# START OF DATA SUPPLIED
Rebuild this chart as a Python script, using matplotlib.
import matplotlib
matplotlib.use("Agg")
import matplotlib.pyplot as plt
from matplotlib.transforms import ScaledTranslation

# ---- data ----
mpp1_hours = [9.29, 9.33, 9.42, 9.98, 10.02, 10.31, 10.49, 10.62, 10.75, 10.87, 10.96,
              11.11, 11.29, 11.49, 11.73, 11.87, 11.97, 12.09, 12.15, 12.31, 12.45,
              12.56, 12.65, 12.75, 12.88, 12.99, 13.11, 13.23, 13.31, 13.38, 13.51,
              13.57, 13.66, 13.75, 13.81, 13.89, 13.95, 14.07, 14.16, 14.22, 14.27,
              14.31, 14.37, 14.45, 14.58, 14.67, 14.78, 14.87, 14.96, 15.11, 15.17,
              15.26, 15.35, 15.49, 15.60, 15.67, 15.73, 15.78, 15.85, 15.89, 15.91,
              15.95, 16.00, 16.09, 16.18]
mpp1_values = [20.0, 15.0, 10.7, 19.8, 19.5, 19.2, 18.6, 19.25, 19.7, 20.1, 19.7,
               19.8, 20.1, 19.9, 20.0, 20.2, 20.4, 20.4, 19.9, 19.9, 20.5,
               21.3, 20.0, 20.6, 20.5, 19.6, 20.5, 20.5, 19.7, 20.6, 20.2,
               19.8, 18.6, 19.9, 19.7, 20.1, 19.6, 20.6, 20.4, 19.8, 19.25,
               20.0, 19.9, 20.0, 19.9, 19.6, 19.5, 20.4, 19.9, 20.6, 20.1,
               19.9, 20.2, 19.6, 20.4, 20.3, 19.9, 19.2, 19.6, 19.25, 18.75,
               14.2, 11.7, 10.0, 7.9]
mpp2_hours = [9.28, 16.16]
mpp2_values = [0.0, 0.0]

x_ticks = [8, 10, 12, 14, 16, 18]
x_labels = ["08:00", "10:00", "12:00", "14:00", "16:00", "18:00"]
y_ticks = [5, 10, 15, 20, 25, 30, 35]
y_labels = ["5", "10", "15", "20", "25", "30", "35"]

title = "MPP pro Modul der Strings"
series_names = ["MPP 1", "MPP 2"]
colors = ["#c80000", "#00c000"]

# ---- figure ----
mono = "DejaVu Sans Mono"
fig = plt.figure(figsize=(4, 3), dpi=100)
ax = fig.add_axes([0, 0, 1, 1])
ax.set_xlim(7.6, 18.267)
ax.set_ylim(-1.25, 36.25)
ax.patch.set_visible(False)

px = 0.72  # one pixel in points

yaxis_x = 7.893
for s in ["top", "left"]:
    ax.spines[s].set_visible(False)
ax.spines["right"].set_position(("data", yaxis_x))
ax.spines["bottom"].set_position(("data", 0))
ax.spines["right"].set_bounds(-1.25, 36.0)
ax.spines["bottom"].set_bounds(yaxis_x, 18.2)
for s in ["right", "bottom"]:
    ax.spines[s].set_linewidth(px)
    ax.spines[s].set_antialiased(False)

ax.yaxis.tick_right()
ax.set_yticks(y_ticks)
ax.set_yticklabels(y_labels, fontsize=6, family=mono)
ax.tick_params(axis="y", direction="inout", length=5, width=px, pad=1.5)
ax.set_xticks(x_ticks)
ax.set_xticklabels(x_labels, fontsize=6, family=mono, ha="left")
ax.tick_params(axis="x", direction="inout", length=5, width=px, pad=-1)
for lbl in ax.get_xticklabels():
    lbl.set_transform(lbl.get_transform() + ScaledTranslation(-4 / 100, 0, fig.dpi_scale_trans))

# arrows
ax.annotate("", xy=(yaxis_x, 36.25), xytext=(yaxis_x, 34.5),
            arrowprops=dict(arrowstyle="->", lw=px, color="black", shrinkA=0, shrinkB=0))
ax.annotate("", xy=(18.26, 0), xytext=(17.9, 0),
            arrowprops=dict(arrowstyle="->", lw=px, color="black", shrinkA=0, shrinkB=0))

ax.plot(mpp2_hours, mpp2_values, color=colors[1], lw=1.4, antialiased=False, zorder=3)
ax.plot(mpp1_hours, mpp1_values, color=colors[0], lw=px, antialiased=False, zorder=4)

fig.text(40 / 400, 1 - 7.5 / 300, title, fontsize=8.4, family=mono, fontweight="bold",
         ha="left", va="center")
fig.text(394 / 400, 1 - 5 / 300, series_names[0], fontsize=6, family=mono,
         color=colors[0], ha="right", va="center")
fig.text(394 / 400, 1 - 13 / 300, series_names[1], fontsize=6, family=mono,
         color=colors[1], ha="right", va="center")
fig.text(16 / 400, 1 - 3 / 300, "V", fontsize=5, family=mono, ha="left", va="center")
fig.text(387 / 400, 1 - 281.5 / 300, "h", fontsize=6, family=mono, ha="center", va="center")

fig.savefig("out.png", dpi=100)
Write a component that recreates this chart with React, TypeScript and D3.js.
# END OF DATA SUPPLIED
Every line in the data that holds "this" should be copied out.

FINAL RESULT
Rebuild this chart as a Python script, using matplotlib.
Write a component that recreates this chart with React, TypeScript and D3.js.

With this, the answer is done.